Natürlich hat Ticha nicht jedes der Galgenlieder illustriert, viele bleiben so für sich und sprechen auch für sich, wie etwa Die Nähe
Die Nähe ging verträumt umher…
sie kam nie zu den Dingen selber.
Doch dann tritt der kategorische Komparativ an ihr Bett und steigert sie zum Näher und sogar zur Näherin, was die Nähe schicksalsergeben geschehen ließ.

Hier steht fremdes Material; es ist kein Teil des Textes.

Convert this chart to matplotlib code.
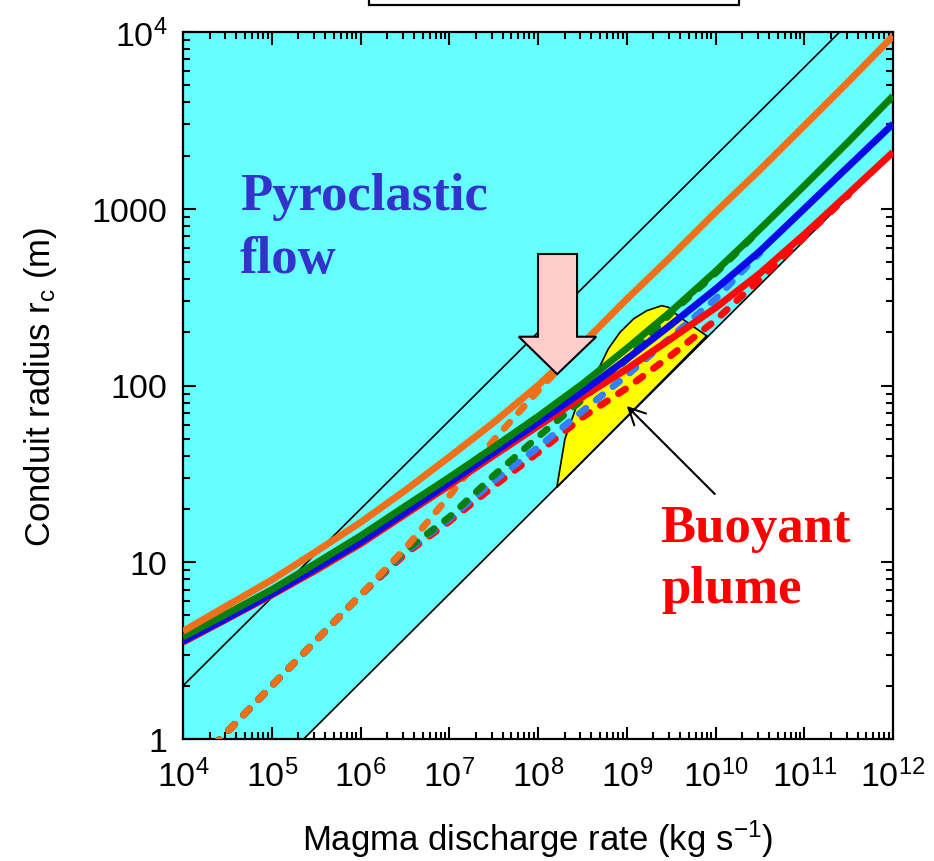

Als Näherin jedoch vergaß*
sie leider völlig, was sie wollte,
und nähte Putz und hieß Frau Nolte
und hielt all obiges für Spaß.
Die Näherin Frau Nolte macht Schluss mit ihrer Vergangenheit, als sie verträumt umherging und nie zu den Dingen selber kam, ihr philosophischer Ansatz ist futsch, mit der Nähnadel abgestochen.
In einem Gedicht erkannte Ticha mit Erstaunen einen Malerkollegen: Georg Baselitz, der in den 1950er Jahren die DDR verließ. Nun hat dieser sich nicht eben freundlich über die Künstler in der DDR geäußert: Arschlöcher. Ticha hält ihm hier ein Gedicht entgegen, das älter ist als die Methode Baselitz´ die Bilder umzudrehen, mit der er weltberühmt wurde:
Bilder, die man aufhängt umgekehrt,
mit dem Kopf nach unten, Fuß nach oben,
ändern oft verwunderlich den Wert,
weil ins Reich der Phantasie erhoben.
Ein für Ticha typisches Kegelmännchen „hängt“ so im Bilderrahmen, Schweißtropfen (?!) treten aus seinem Körper, aber eben andersrum, der Erdanziehung folgend. Ausdruckslos das rote Gesicht mit blauen Wulstlippen. Neben seinem Kopf steht BASE, im rechten oberen Rand (auf dem Kopf) LITZ.
Da es ja immer schwierig ist, als Nichtsoooberühmter dem berühmten Kollegen „ans Bein zu Pinkeln“, macht Ticha einen eleganten Schlenker. Er bringt Morgensterns Ende 19. Jahrhundert entstandenes Gedicht mit Baselitz Namen zusammen und der Leser und Betrachter denkt sich seins, z.B.
Im Stehparkett der kleine Cohn
zerbirst vor lauter Illusion.
„Mein Vergnügen an Morgensterns Gedichten ist in den Jahrzehnten seit dem ersten Kennenlernen nicht geringer geworden“, schreibt Hans Ticha in einem kurzen Nachwort. Das wird vielen so gehen. Morgenstern kann man immer wieder lesen, immer wieder entdeckt man Neues, die jetzige Zeit, das Lebensgefühl Wiedergebendes. Kaum zu glauben, dass das „Rabenaas“ schon hundert Jahre tot sein soll.